## What is required
Print, please, exactly and only the lines between the line holding "What TikZ code" and the line holding "anchor=base west] (ft30)", inclusive, omitting any pictures.

Figure scripts:
=-=-=

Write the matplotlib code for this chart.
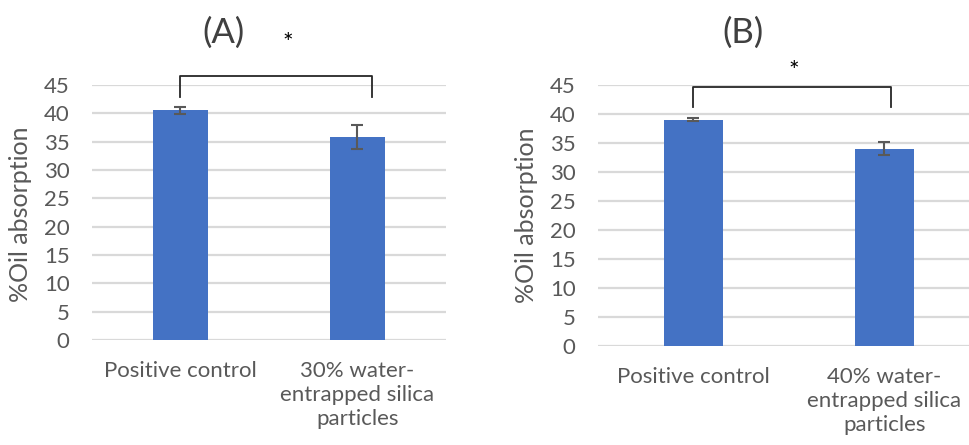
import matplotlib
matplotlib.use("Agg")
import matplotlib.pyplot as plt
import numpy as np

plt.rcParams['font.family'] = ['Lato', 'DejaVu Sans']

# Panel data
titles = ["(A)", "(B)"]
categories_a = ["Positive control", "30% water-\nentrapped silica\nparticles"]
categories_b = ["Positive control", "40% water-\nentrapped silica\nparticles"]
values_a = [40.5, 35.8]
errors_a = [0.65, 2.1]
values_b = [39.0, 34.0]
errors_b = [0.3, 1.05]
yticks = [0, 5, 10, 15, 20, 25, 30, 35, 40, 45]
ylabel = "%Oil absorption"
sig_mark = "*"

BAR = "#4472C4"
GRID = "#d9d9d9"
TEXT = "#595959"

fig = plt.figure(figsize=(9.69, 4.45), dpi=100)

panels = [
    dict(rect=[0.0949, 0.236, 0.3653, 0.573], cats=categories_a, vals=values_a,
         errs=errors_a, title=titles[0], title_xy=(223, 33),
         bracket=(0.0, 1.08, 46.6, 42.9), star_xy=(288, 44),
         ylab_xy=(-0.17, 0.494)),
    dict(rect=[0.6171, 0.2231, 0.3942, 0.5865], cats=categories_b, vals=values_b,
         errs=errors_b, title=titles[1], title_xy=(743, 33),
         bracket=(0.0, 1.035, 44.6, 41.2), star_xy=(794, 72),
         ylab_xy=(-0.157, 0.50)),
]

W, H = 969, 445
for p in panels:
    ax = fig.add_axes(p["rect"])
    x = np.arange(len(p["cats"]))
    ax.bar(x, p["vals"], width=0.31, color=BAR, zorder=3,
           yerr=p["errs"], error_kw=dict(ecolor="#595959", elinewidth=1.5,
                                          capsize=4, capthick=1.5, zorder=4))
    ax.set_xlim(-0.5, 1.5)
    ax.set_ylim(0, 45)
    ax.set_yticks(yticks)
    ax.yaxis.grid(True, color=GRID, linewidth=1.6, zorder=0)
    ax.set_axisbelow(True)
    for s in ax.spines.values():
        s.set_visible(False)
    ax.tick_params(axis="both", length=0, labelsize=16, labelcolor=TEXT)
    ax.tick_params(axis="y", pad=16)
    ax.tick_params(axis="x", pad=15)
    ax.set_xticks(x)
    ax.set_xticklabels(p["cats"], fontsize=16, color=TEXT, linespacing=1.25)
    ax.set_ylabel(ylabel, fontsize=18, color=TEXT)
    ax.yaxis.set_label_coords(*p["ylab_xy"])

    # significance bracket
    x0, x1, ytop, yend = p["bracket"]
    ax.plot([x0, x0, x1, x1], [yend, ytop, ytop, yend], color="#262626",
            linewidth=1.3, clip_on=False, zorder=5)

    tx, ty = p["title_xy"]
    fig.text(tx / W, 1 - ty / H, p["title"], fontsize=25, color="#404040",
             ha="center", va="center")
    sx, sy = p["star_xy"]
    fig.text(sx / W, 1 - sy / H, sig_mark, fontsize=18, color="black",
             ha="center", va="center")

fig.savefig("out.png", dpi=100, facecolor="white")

=-=-=

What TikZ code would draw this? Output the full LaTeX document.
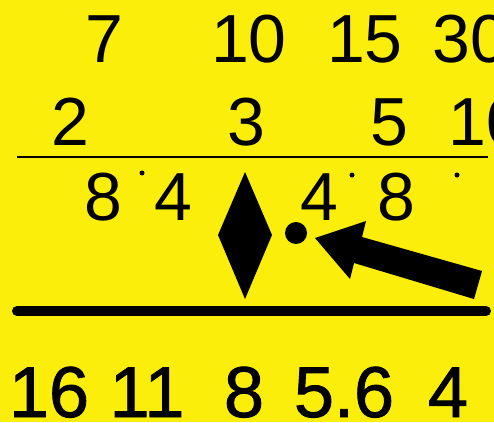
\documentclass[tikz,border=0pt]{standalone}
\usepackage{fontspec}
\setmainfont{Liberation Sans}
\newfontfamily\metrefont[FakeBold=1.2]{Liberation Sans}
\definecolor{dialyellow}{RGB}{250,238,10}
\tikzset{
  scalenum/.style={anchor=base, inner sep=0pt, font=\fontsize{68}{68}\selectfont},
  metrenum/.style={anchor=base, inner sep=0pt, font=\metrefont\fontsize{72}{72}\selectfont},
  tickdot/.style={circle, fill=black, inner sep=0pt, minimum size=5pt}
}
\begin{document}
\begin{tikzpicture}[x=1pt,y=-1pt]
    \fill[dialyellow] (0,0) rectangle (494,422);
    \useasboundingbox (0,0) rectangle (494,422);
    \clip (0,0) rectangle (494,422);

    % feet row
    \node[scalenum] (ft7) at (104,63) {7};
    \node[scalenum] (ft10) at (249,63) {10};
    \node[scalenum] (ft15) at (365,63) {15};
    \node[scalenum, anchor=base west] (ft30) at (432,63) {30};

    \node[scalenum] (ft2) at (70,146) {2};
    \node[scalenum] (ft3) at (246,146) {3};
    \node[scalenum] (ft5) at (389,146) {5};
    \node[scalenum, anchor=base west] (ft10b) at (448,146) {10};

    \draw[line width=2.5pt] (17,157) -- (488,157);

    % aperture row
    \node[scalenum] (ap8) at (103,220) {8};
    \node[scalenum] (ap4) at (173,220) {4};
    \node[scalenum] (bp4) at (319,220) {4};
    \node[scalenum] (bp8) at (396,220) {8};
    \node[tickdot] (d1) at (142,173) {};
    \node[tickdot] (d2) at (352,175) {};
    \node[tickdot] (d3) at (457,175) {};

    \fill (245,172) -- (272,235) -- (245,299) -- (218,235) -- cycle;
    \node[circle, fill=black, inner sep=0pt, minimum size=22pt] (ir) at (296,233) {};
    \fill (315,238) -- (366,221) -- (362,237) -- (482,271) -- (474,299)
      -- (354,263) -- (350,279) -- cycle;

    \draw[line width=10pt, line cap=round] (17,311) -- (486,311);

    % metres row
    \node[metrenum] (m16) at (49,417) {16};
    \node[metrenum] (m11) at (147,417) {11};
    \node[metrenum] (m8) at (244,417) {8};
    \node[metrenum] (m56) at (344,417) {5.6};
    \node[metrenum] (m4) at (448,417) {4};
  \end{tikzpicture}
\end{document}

=-=-=

## In response
What TikZ code would draw this? Output the full LaTeX document.
\documentclass[tikz,border=0pt]{standalone}
\usepackage{fontspec}
\setmainfont{Liberation Sans}
\newfontfamily\metrefont[FakeBold=1.2]{Liberation Sans}
\definecolor{dialyellow}{RGB}{250,238,10}
\tikzset{
  scalenum/.style={anchor=base, inner sep=0pt, font=\fontsize{68}{68}\selectfont},
  metrenum/.style={anchor=base, inner sep=0pt, font=\metrefont\fontsize{72}{72}\selectfont},
  tickdot/.style={circle, fill=black, inner sep=0pt, minimum size=5pt}
}
\begin{document}
\begin{tikzpicture}[x=1pt,y=-1pt]
    \fill[dialyellow] (0,0) rectangle (494,422);
    \useasboundingbox (0,0) rectangle (494,422);
    \clip (0,0) rectangle (494,422);

    % feet row
    \node[scalenum] (ft7) at (104,63) {7};
    \node[scalenum] (ft10) at (249,63) {10};
    \node[scalenum] (ft15) at (365,63) {15};
    \node[scalenum, anchor=base west] (ft30) at (432,63) {30};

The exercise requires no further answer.